The new licence area will facilitate modular development, phased infrastructure implementation and flexible production strategies that can adapt to market changes.

The project is noted for its high-grade deposit, featuring a total rare earths oxide (TREO) grade of 2.9% over the life of the mine and a 3.1% TREO for the first five years, producing a monazite concentrate with a 55% TREO grade, characterised by low levels of deleterious elements and radionuclides.

Lindian has secured interest from various offtake parties including Iluka for long-term partnerships.

A recently established binding strategic partnership with Iluka encompasses both stage one and stage two production expansions.

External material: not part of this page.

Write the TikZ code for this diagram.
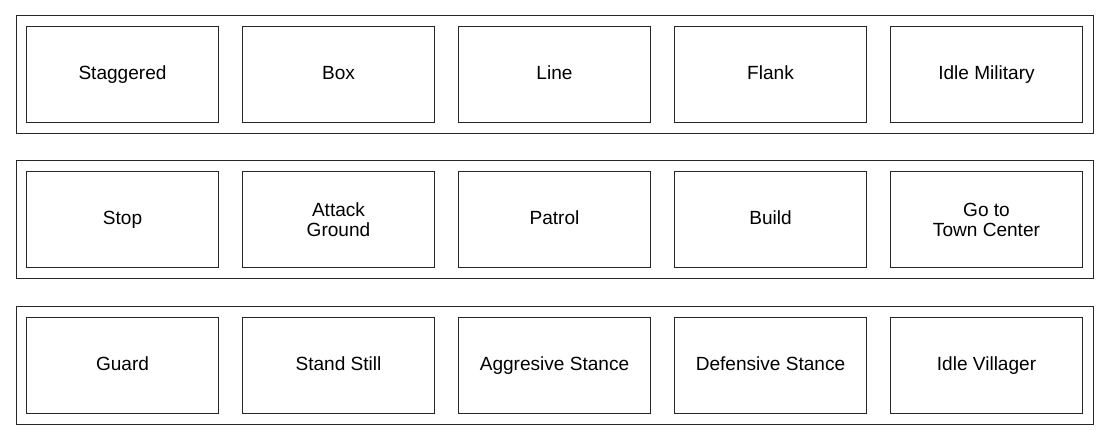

The stage two expansion will incorporate a right of first refusal (ROFR) mechanism, allowing Iluka to provide project financing and secure additional offtake volumes.

If Iluka offers debt funding covering at least 50% of the stage two expansion costs, its ROFR will apply to a maximum of 25,000 dry tonnes per annum of additional concentrate for a duration of 15 years, amounting to a total of 375,000t.

With this approval, a substantial high-grade resource available and Iluka’s strategic partnership in place for stage two, Lindian Resources is set to formulate a modular production plan alongside the ongoing stage one process plant development.

Lindian Resources executive chairman Robert Martin said: “The upgrade of our Stage 2 expansion area from an exploration licence to a mining licence allows Lindian to work in parallel on our larger Stage 2 expansion whilst using the learnings from the development of our Stage 1 production facility to ensure that we optimise our processing flow sheets and recoveries.

“This will also allow Lindian to capitalise on our ability to be the next rare earth producer to market and to capture a larger market share.

“The company continues to field additional inbound enquiries and is currently working on multiple pathways for further strategic offtake and funding agreements and will update the market in due course.”